Democrats need to pick up two seats in both chambers to win the majority.

In 2018, at the federal level, Democrats flipped three House seats previously held by white Republican incumbents, including two men, replacing them with three freshman woman — Reps. Abigail Spanberger, Elaine Luria, and Jennifer Wexton.

What’s driving women and minorities into statewide office

Gilley said the emergence of women and minority candidates happened organically, partially in response to the election of Republican President Donald Trump. Women and minorities “didn’t see that they were being represented in the executive branch of the federal level, and so they started running to provide representation at the state level,” Gilley said.

Outside groups like Emerge Virginia played a role, too.
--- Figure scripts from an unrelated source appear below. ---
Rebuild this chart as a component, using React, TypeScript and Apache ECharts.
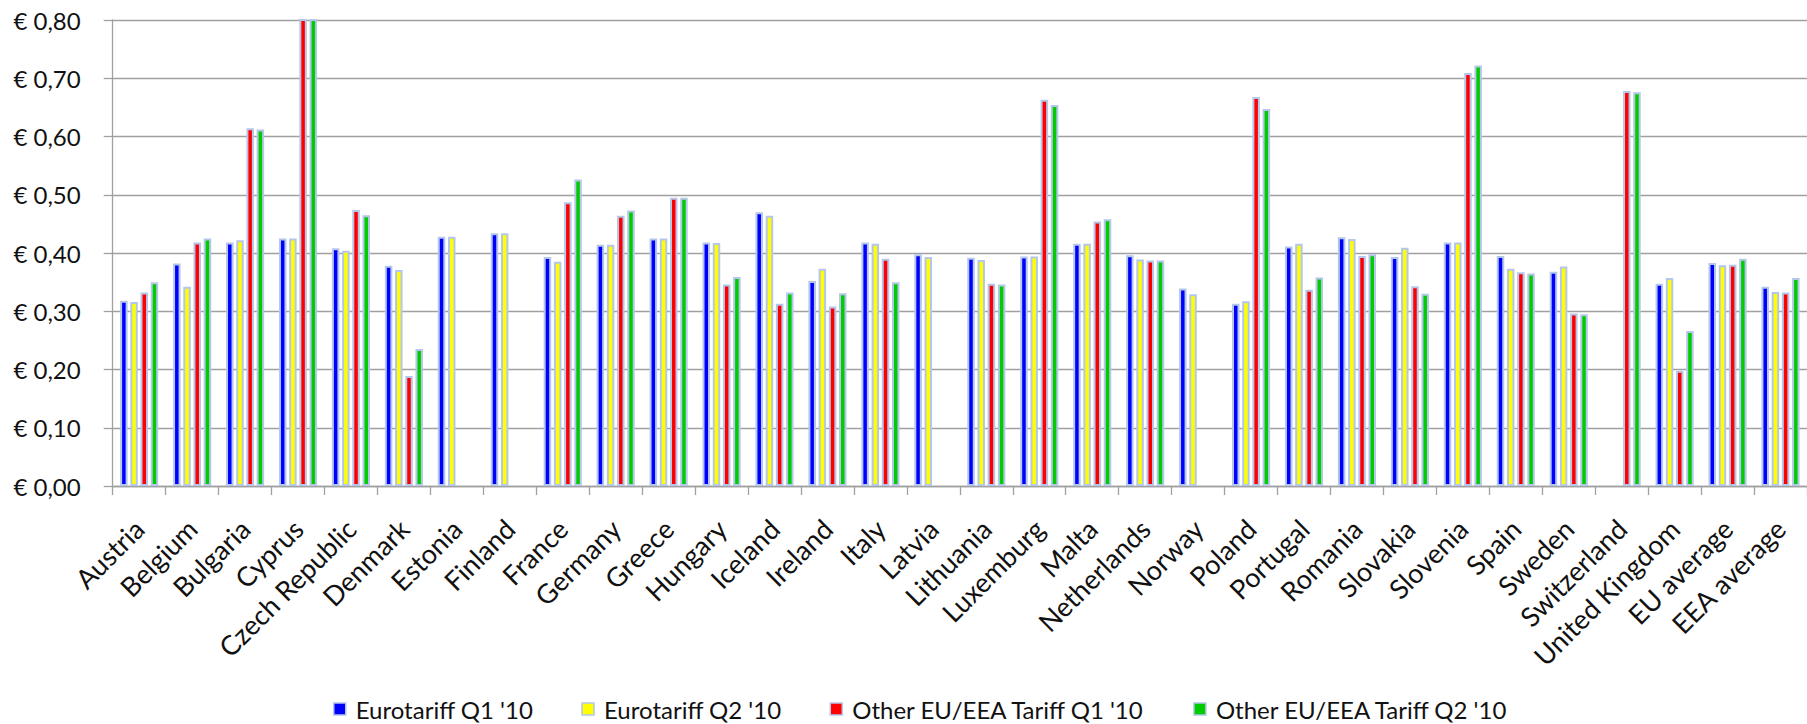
import React, { useEffect, useRef } from "react";
import * as echarts from "echarts";

const categories = [
  "Austria", "Belgium", "Bulgaria", "Cyprus", "Czech Republic", "Denmark", "Estonia", "Finland",
  "France", "Germany", "Greece", "Hungary", "Iceland", "Ireland", "Italy", "Latvia",
  "Lithuania", "Luxemburg", "Malta", "Netherlands", "Norway", "Poland", "Portugal", "Romania",
  "Slovakia", "Slovenia", "Spain", "Sweden", "Switzerland", "United Kingdom", "EU average", "EEA average",
];

const eurotariffQ1 = [
  0.318, 0.382, 0.418, 0.425, 0.408, 0.378, 0.428, 0.434,
  0.393, 0.414, 0.425, 0.418, 0.470, 0.352, 0.418, 0.398,
  0.392, 0.394, 0.416, 0.396, 0.339, 0.313, 0.411, 0.427,
  0.393, 0.418, 0.395, 0.368, null, 0.347, 0.383, 0.342,
];

const eurotariffQ2 = [
  0.316, 0.342, 0.422, 0.425, 0.404, 0.371, 0.428, 0.434,
  0.385, 0.414, 0.425, 0.417, 0.464, 0.373, 0.416, 0.393,
  0.388, 0.394, 0.416, 0.389, 0.329, 0.317, 0.416, 0.424,
  0.409, 0.418, 0.373, 0.377, null, 0.357, 0.379, 0.333,
];

const otherQ1 = [
  0.332, 0.418, 0.614, 0.85, 0.474, 0.189, null, null,
  0.487, 0.464, 0.495, 0.346, 0.313, 0.308, 0.390, null,
  0.347, 0.663, 0.454, 0.387, null, 0.668, 0.337, 0.395,
  0.343, 0.709, 0.367, 0.296, 0.678, 0.198, 0.380, 0.332,
];

const otherQ2 = [
  0.350, 0.425, 0.612, 0.85, 0.465, 0.235, null, null,
  0.526, 0.473, 0.495, 0.359, 0.332, 0.331, 0.350, null,
  0.346, 0.654, 0.458, 0.387, null, 0.647, 0.358, 0.398,
  0.330, 0.722, 0.365, 0.295, 0.676, 0.266, 0.390, 0.357,
];

const seriesNames = [
  "Eurotariff Q1 '10",
  "Eurotariff Q2 '10",
  "Other EU/EEA Tariff Q1 '10",
  "Other EU/EEA Tariff Q2 '10",
];
const seriesColors = ["#0000ff", "#ffff00", "#ff0000", "#00cc00"];

const FONT = "Lato, 'Open Sans', sans-serif";

export default function App() {
  const ref = useRef<HTMLDivElement>(null);

  useEffect(() => {
    if (!ref.current) return;
    const chart = echarts.init(ref.current, null, { renderer: "svg" });
    const dataSets = [eurotariffQ1, eurotariffQ2, otherQ1, otherQ2];
    chart.setOption({
      animation: false,
      backgroundColor: "#ffffff",
      grid: { left: 112.7, top: 20, width: 1705.6, height: 466, containLabel: false },
      legend: {
        left: 328,
        top: 692,
        itemWidth: 12,
        itemHeight: 12,
        itemGap: 48,
        icon: "rect",
        itemStyle: { borderColor: "#b4c6ea", borderWidth: 1.5 },
        textStyle: { fontFamily: FONT, fontSize: 24, color: "#111", padding: [0, 0, 0, 5] },
        data: seriesNames,
      },
      xAxis: {
        type: "category",
        data: categories,
        axisLine: { lineStyle: { color: "#a0a0a0", width: 1.3 } },
        axisTick: { show: true, length: 9, lineStyle: { color: "#a0a0a0", width: 1.3 } },
        axisLabel: {
          interval: 0,
          rotate: 45,
          margin: 38,
          fontFamily: FONT,
          fontSize: 27,
          color: "#111",
        },
      },
      yAxis: {
        type: "value",
        min: 0,
        max: 0.8,
        interval: 0.1,
        axisLine: { show: true, lineStyle: { color: "#a0a0a0", width: 1.3 } },
        axisTick: { show: true, length: 9, lineStyle: { color: "#a0a0a0", width: 1.3 } },
        splitLine: { show: true, lineStyle: { color: "#a0a0a0", width: 1.3 } },
        axisLabel: {
          margin: 32,
          fontFamily: FONT,
          fontSize: 24,
          color: "#111",
          formatter: (v: number) => "€ " + v.toFixed(2).replace(".", ","),
        },
      },
      series: dataSets.map((d, i) => ({
        name: seriesNames[i],
        type: "bar",
        data: d,
        barWidth: 7.5,
        barGap: "36%",
        clip: true,
        itemStyle: {
          color: seriesColors[i],
          borderColor: "#b4c6ea",
          borderWidth: 2,
        },
      })),
    });
    return () => chart.dispose();
  }, []);

  return (
    <div
      style={{
        position: "fixed",
        left: 0,
        top: 0,
        width: 1807,
        height: 724,
        overflow: "hidden",
        background: "#fff",
      }}
    >
      <div ref={ref} style={{ width: 1807, height: 724 }} />
    </div>
  );
}
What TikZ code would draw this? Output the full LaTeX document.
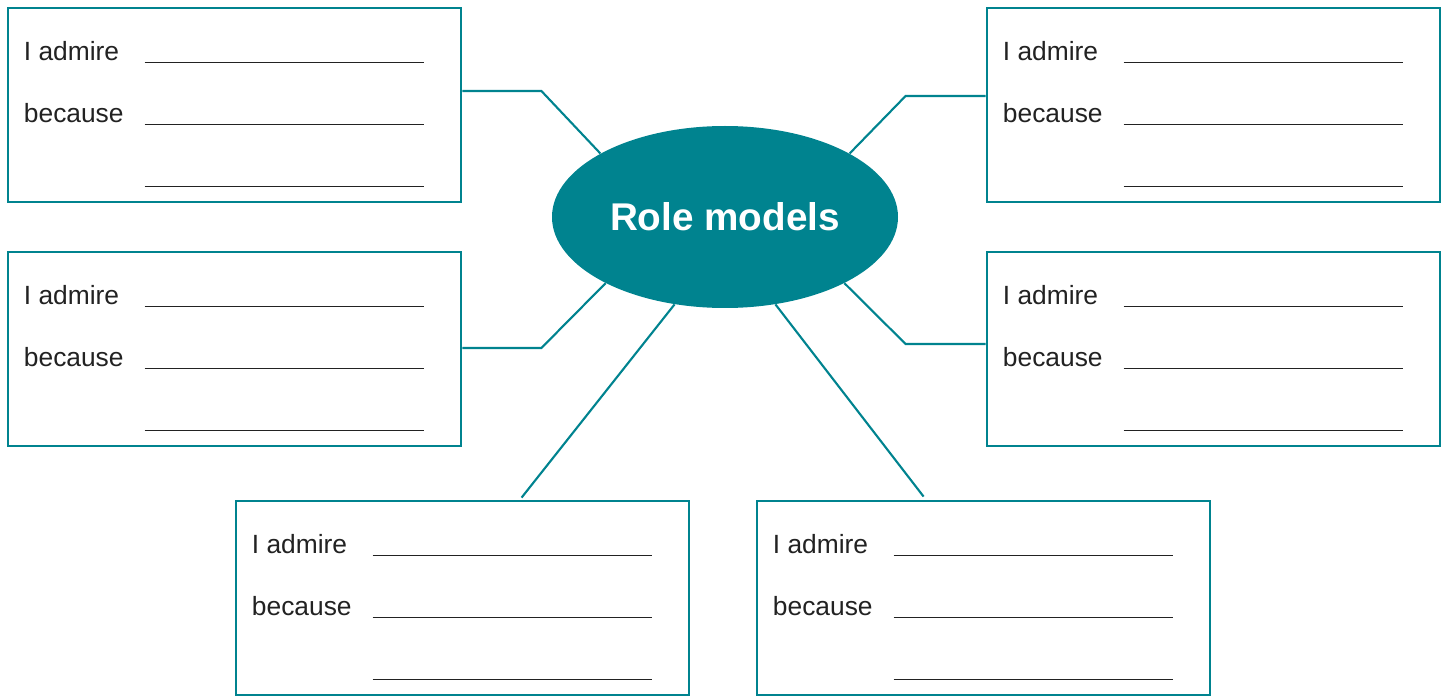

Emerge recruits and trains women candidates that want to run for office — its alumnae include Roem, Spanberger, and Del. Jennifer Carroll Foy (D-2).

And in May, Del. Marcia Price (D-95) launched Rising Power, a PAC to lift women of color into positions of power. “We know that with more women of color in state and local office, we’ll see better policy solutions for issues that disproportionately impact our communities like maternal health, equal pay, and criminal justice,” the PAC said in a statement at its launch party.

No woman of color has ever been elected to statewide office in Virginia. But Carroll Foy, a member of the Black Caucus, recently launched a PAC, signaling a possible statewide run.

“Virginia is in a much better place when it’s most marginalized are representing all Virginians, benefiting everyone’s life in the process,” Samirah said. “Virginians have much to celebrate of our state democracy, today, and more so going forward.”